+++ Dataset extract
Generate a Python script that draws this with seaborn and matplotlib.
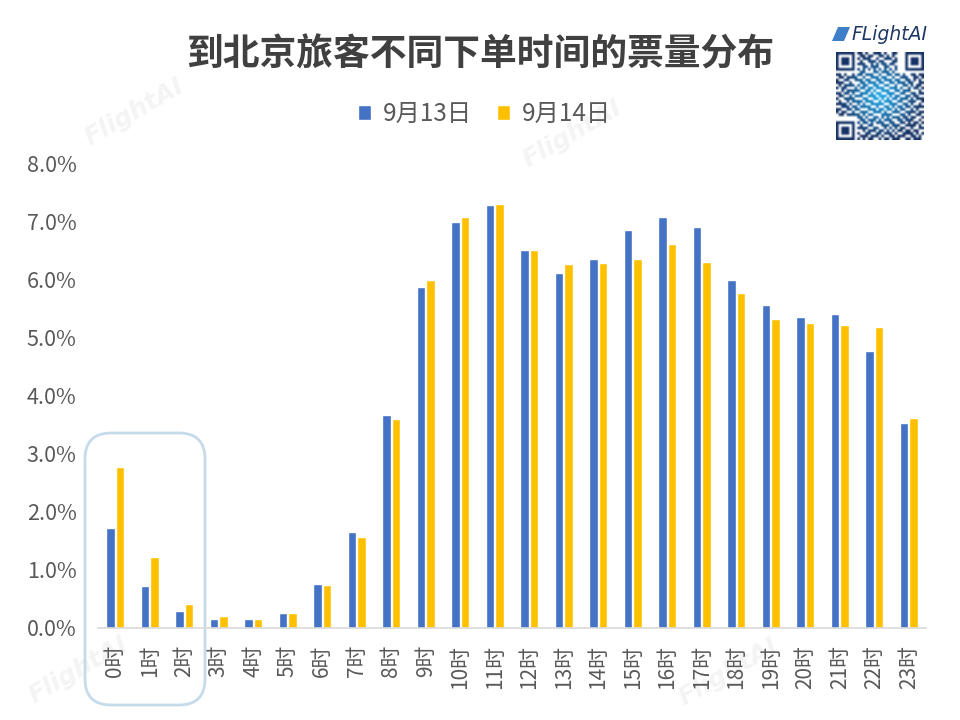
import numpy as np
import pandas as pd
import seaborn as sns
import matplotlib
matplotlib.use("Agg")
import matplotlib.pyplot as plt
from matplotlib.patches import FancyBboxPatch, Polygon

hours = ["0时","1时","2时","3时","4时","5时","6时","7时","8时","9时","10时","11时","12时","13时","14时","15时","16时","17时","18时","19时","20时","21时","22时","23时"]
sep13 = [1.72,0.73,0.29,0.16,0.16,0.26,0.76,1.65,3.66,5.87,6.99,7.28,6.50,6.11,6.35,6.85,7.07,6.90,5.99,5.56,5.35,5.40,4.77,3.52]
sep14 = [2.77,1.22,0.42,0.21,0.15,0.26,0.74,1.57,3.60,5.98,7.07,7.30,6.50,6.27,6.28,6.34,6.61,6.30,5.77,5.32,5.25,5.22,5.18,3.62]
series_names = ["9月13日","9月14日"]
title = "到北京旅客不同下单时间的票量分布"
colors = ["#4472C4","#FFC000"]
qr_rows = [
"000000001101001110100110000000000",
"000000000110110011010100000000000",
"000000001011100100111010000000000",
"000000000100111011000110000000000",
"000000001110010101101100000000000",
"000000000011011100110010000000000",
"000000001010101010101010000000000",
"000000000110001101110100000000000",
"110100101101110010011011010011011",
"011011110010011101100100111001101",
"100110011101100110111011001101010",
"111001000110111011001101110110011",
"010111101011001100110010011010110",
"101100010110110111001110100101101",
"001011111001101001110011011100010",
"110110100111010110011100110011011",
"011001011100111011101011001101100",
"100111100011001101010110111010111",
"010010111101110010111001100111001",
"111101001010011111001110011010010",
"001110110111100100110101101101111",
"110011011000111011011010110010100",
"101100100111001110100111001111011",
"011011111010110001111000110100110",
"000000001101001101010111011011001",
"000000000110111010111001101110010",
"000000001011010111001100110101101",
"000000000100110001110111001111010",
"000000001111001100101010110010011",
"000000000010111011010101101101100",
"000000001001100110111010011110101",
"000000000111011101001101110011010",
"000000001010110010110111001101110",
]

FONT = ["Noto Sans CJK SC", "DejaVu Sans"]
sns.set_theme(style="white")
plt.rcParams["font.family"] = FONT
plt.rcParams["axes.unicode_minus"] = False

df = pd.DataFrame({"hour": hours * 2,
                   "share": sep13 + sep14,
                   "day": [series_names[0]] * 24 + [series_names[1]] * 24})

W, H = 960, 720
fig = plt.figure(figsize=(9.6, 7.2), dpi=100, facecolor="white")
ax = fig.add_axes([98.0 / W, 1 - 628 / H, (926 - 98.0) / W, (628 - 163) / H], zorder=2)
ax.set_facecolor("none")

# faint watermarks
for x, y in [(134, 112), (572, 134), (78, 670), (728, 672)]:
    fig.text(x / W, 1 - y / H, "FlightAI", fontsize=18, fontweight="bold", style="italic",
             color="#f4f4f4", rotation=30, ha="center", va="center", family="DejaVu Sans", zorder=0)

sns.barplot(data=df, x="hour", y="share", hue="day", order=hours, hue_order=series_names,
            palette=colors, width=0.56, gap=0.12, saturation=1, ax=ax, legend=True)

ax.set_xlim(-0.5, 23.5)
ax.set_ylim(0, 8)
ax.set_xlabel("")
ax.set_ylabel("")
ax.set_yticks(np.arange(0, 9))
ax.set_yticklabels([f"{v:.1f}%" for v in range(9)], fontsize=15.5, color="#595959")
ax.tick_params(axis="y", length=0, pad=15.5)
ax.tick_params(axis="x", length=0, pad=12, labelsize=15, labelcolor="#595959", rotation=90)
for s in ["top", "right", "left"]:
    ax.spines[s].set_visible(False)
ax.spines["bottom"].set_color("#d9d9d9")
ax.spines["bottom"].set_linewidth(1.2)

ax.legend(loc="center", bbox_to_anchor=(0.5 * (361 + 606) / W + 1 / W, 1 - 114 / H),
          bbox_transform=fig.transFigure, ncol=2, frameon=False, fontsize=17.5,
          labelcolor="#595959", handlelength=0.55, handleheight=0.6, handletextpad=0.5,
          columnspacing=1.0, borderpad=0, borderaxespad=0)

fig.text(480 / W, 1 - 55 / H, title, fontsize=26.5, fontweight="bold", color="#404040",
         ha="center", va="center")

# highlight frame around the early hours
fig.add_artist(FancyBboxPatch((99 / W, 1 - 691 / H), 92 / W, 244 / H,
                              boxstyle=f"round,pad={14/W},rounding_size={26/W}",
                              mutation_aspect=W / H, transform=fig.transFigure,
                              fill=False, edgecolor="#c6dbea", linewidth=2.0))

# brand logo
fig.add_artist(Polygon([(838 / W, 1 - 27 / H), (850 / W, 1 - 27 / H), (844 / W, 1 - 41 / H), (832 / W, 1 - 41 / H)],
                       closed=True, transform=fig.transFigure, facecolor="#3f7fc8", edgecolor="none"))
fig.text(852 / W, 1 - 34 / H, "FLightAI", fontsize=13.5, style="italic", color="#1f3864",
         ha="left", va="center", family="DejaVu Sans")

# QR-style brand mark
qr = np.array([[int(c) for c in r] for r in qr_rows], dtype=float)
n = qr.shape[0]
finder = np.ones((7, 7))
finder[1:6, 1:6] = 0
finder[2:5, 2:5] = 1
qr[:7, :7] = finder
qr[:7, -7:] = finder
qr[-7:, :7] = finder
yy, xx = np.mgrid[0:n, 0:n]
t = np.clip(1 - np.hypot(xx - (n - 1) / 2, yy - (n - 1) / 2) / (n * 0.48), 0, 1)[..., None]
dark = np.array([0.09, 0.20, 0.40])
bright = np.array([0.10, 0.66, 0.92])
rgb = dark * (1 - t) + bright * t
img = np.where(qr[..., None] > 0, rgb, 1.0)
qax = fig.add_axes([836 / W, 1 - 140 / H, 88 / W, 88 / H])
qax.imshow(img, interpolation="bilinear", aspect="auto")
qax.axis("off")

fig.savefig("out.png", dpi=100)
++++++
- Exercise brief
Copy out the listing exactly as it stands, but not the pictures.

- Result of this task
Generate a Python script that draws this with seaborn and matplotlib.
import numpy as np
import pandas as pd
import seaborn as sns
import matplotlib
matplotlib.use("Agg")
import matplotlib.pyplot as plt
from matplotlib.patches import FancyBboxPatch, Polygon

hours = ["0时","1时","2时","3时","4时","5时","6时","7时","8时","9时","10时","11时","12时","13时","14时","15时","16时","17时","18时","19时","20时","21时","22时","23时"]
sep13 = [1.72,0.73,0.29,0.16,0.16,0.26,0.76,1.65,3.66,5.87,6.99,7.28,6.50,6.11,6.35,6.85,7.07,6.90,5.99,5.56,5.35,5.40,4.77,3.52]
sep14 = [2.77,1.22,0.42,0.21,0.15,0.26,0.74,1.57,3.60,5.98,7.07,7.30,6.50,6.27,6.28,6.34,6.61,6.30,5.77,5.32,5.25,5.22,5.18,3.62]
series_names = ["9月13日","9月14日"]
title = "到北京旅客不同下单时间的票量分布"
colors = ["#4472C4","#FFC000"]
qr_rows = [
"000000001101001110100110000000000",
"000000000110110011010100000000000",
"000000001011100100111010000000000",
"000000000100111011000110000000000",
"000000001110010101101100000000000",
"000000000011011100110010000000000",
"000000001010101010101010000000000",
"000000000110001101110100000000000",
"110100101101110010011011010011011",
"011011110010011101100100111001101",
"100110011101100110111011001101010",
"111001000110111011001101110110011",
"010111101011001100110010011010110",
"101100010110110111001110100101101",
"001011111001101001110011011100010",
"110110100111010110011100110011011",
"011001011100111011101011001101100",
"100111100011001101010110111010111",
"010010111101110010111001100111001",
"111101001010011111001110011010010",
"001110110111100100110101101101111",
"110011011000111011011010110010100",
"101100100111001110100111001111011",
"011011111010110001111000110100110",
"000000001101001101010111011011001",
"000000000110111010111001101110010",
"000000001011010111001100110101101",
"000000000100110001110111001111010",
"000000001111001100101010110010011",
"000000000010111011010101101101100",
"000000001001100110111010011110101",
"000000000111011101001101110011010",
"000000001010110010110111001101110",
]

FONT = ["Noto Sans CJK SC", "DejaVu Sans"]
sns.set_theme(style="white")
plt.rcParams["font.family"] = FONT
plt.rcParams["axes.unicode_minus"] = False

df = pd.DataFrame({"hour": hours * 2,
                   "share": sep13 + sep14,
                   "day": [series_names[0]] * 24 + [series_names[1]] * 24})

W, H = 960, 720
fig = plt.figure(figsize=(9.6, 7.2), dpi=100, facecolor="white")
ax = fig.add_axes([98.0 / W, 1 - 628 / H, (926 - 98.0) / W, (628 - 163) / H], zorder=2)
ax.set_facecolor("none")

# faint watermarks
for x, y in [(134, 112), (572, 134), (78, 670), (728, 672)]:
    fig.text(x / W, 1 - y / H, "FlightAI", fontsize=18, fontweight="bold", style="italic",
             color="#f4f4f4", rotation=30, ha="center", va="center", family="DejaVu Sans", zorder=0)

sns.barplot(data=df, x="hour", y="share", hue="day", order=hours, hue_order=series_names,
            palette=colors, width=0.56, gap=0.12, saturation=1, ax=ax, legend=True)

ax.set_xlim(-0.5, 23.5)
ax.set_ylim(0, 8)
ax.set_xlabel("")
ax.set_ylabel("")
ax.set_yticks(np.arange(0, 9))
ax.set_yticklabels([f"{v:.1f}%" for v in range(9)], fontsize=15.5, color="#595959")
ax.tick_params(axis="y", length=0, pad=15.5)
ax.tick_params(axis="x", length=0, pad=12, labelsize=15, labelcolor="#595959", rotation=90)
for s in ["top", "right", "left"]:
    ax.spines[s].set_visible(False)
ax.spines["bottom"].set_color("#d9d9d9")
ax.spines["bottom"].set_linewidth(1.2)

ax.legend(loc="center", bbox_to_anchor=(0.5 * (361 + 606) / W + 1 / W, 1 - 114 / H),
          bbox_transform=fig.transFigure, ncol=2, frameon=False, fontsize=17.5,
          labelcolor="#595959", handlelength=0.55, handleheight=0.6, handletextpad=0.5,
          columnspacing=1.0, borderpad=0, borderaxespad=0)

fig.text(480 / W, 1 - 55 / H, title, fontsize=26.5, fontweight="bold", color="#404040",
         ha="center", va="center")

# highlight frame around the early hours
fig.add_artist(FancyBboxPatch((99 / W, 1 - 691 / H), 92 / W, 244 / H,
                              boxstyle=f"round,pad={14/W},rounding_size={26/W}",
                              mutation_aspect=W / H, transform=fig.transFigure,
                              fill=False, edgecolor="#c6dbea", linewidth=2.0))

# brand logo
fig.add_artist(Polygon([(838 / W, 1 - 27 / H), (850 / W, 1 - 27 / H), (844 / W, 1 - 41 / H), (832 / W, 1 - 41 / H)],
                       closed=True, transform=fig.transFigure, facecolor="#3f7fc8", edgecolor="none"))
fig.text(852 / W, 1 - 34 / H, "FLightAI", fontsize=13.5, style="italic", color="#1f3864",
         ha="left", va="center", family="DejaVu Sans")

# QR-style brand mark
qr = np.array([[int(c) for c in r] for r in qr_rows], dtype=float)
n = qr.shape[0]
finder = np.ones((7, 7))
finder[1:6, 1:6] = 0
finder[2:5, 2:5] = 1
qr[:7, :7] = finder
qr[:7, -7:] = finder
qr[-7:, :7] = finder
yy, xx = np.mgrid[0:n, 0:n]
t = np.clip(1 - np.hypot(xx - (n - 1) / 2, yy - (n - 1) / 2) / (n * 0.48), 0, 1)[..., None]
dark = np.array([0.09, 0.20, 0.40])
bright = np.array([0.10, 0.66, 0.92])
rgb = dark * (1 - t) + bright * t
img = np.where(qr[..., None] > 0, rgb, 1.0)
qax = fig.add_axes([836 / W, 1 - 140 / H, 88 / W, 88 / H])
qax.imshow(img, interpolation="bilinear", aspect="auto")
qax.axis("off")

fig.savefig("out.png", dpi=100)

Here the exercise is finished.